Zach Edey just scored 30+ points again. It's two in a row. He's inching up towards the top of Purdue's all-time scoring list.
He made 11 of 12 free throws against IU. He made 11 more field goals even though IU hung and clung, pushed and clawed, and tried to match up with him down low with its own seven footer.
Flashback to last year, and it was Edey scoring 33 points at Assembly Hall again. Two years in a row, the 7-4 National Player of the Year was dominating a rivalry where that dominance means a little extra.
Last year, the game ended with IU fans storming the court. This year, the game ended with IU fans leaving with more than three minutes left to play in the game. Storming the exits.
But somehow, the Big Maple has outgrown his box scores. The points, all the rebounds, they fall away like the big man dives for the board, securing a lose ball, a turnover, despite those fans already starting to leave and Purdue holding to a 17 point lead.
Earlier, in the first half, Xavier Johnson, repeat offender of cheap shots tried to get at Edey the only way he knew how. As Edey stood setting a screen to the side of Johnson, Johnson saw his moment like a heel wrestler with the official turned away. He went for the cheap shot. The finishing blow. His forearm extended and he reached as high as he could to send the shiver into Edey's chest.
Edey laughed. The referees, well, they saw it. That and the ten or so cameras broadcasting the game.
It would have been kind to the Hoosiers to have rang the bell then.
There's a lot of things missing in this IU team. Mike Woodson couldn't help but see the holes in his defense, the ones that Trayce Jackson-Davis and players like Race Thompson and Jalen Hood-Schifino helped cover last year.
How much has altered in these two programs with the addition of Zach Edey? How much has Edey's meteoric rise helped ensure Purdue's place on top of Indiana in the state and in the Big Ten?
"We couldn't get to Edey quick enough," Mike Woodson said after the game about his defense. Last year, IU couldn't really stop Edey either, but they got to the players around him. They made it harder to get the ball to Edey.

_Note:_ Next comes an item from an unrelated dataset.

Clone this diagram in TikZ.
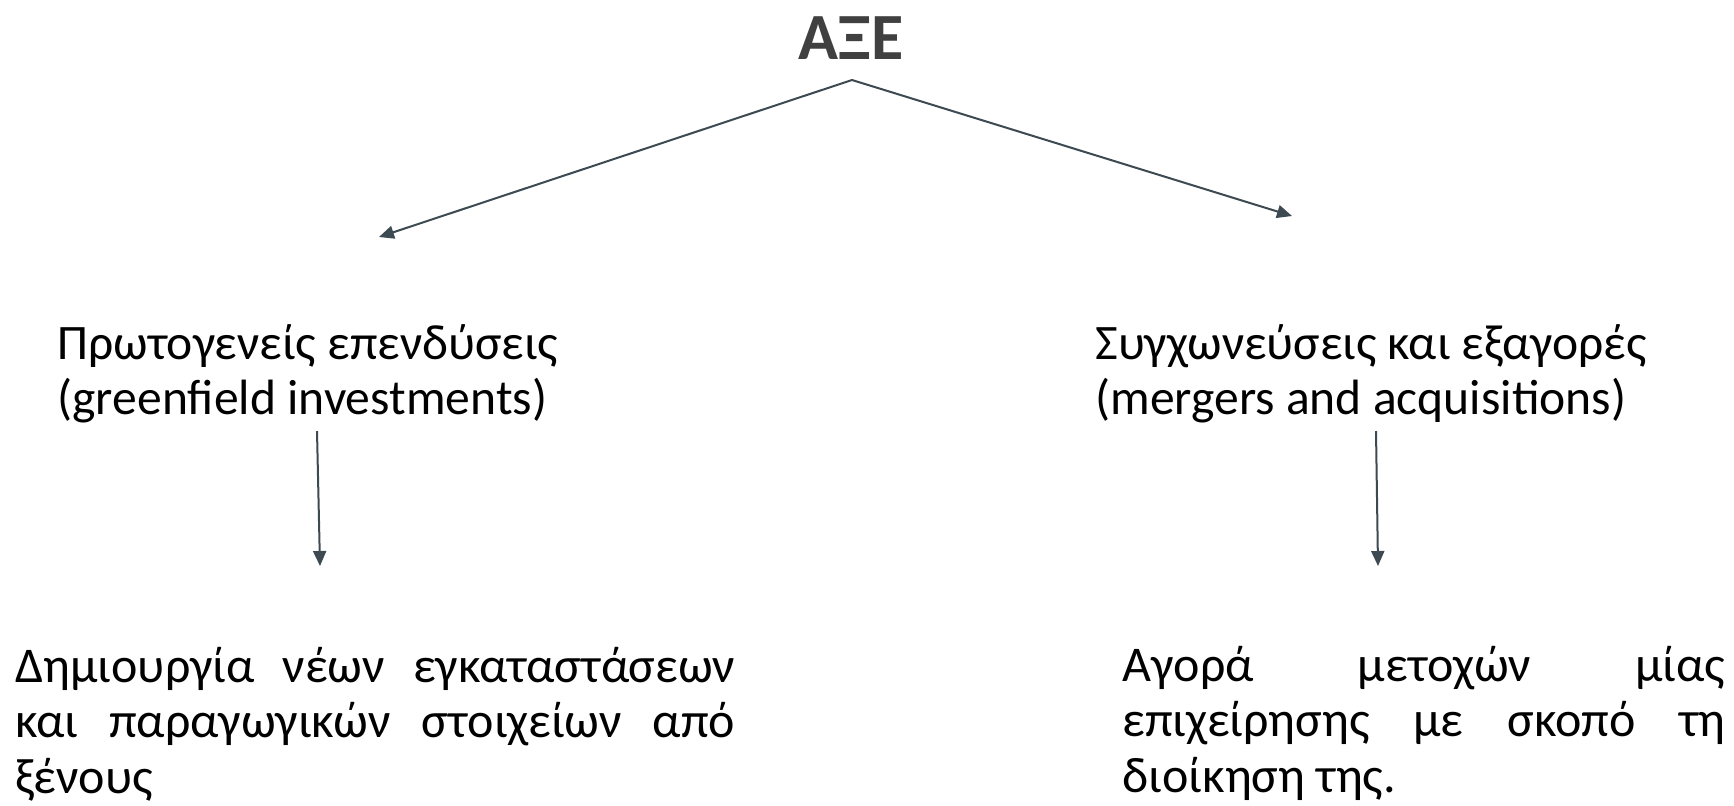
\documentclass[tikz,border=0pt]{standalone}
\usepackage{fontspec}
\setmainfont{Carlito}
\usetikzlibrary{arrows.meta}
\definecolor{titlegray}{HTML}{404040}
\definecolor{arrowgray}{HTML}{3D4A52}

\begin{document}
\begin{tikzpicture}[x=0.5pt, y=-0.5pt,
  arr/.style={draw=arrowgray, line width=1pt, -{Triangle[length=7.5pt,width=6.5pt]}},
  kind/.style={anchor=north west, inner sep=0pt, align=left, font=\fontsize{24.8}{27.5}\selectfont},
  what/.style={anchor=north west, inner sep=0pt, text width=#1, align=justify, font=\fontsize{25}{27.6}\selectfont}]
\useasboundingbox (0,0) rectangle (1734,805);
% Τίτλος
\node[font=\fontsize{33}{34}\bfseries, text=titlegray, inner sep=0pt] (axe) at (851,38) {ΑΞΕ};
% Δύο μορφές
\node[kind] (green) at (57,324) {Πρωτογενείς επενδύσεις\\(greenfield investments)};
\node[kind] (merge) at (1095,324) {Συγχωνεύσεις και εξαγορές\\(mergers and acquisitions)};
% Περιγραφές
\node[what=360pt] (greentxt) at (15,647) {Δημιουργία νέων εγκαταστάσεων και παραγωγικών στοιχείων από ξένους};
\node[what=301.5pt] (mergetxt) at (1122,646) {Αγορά μετοχών μίας επιχείρησης με σκοπό τη διοίκηση της.};
% Άκρα βελών
\coordinate (top) at (852,80);
\coordinate (lefttip) at (379,237);
\coordinate (righttip) at (1292,216);
\coordinate (gstart) at (317,431);
\coordinate (gend) at (320,566);
\coordinate (mstart) at (1376,431);
\coordinate (mend) at (1378,566);
%Βέλη
\draw[arr] (top) -- (lefttip);
\draw[arr] (top) -- (righttip);
\draw[arr] (gstart) -- (gend);
\draw[arr] (mstart) -- (mend);
\end{tikzpicture}
\end{document}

But Purdue has grown at the edges, added Lance Jones, and found guys determined to feed Edey for his last hurrah.
It's hard to imagine that Edey could possibly have more to give Matt Painter, but as his senior year progresses, Edey finds a way to give Painter more.
"We kept him in there a long time," Painter said about Edey after the game. Edey played 36 minutes. " I thought when he got fatigued he missed a couple but I also thought he got fatigued and made a couple."
It was an uncharacteristic Edey performance in that when he shot the ball, more often than not it didn't go in. He was 11 of 23 from the floor. But Edey grabbed 14 boards, and a lot of the misses were the missed calls, and ball that didn't fall. But he also stepped to the line 12 times where he made 11 of them.
"Zach's the best," Painter said, reaching the end of his poetry, cutting to the core of what's become clear to college basketball and anyone paying attention. "There's no way around it."
The best got the best of its rival tonight. #2 Purdue road Zach Edey on the road, and when the inevitable run came, Purdue and Zach Edey stomped it down.
Purdue came into Assembly Hall with two straight losses against inferior IU teams. It's only right that Edey's final trip ended in Purdue's largest margin of victory in Bloomington in 90 years.
Edey is transcending generational player. He's becoming once in a lifetime.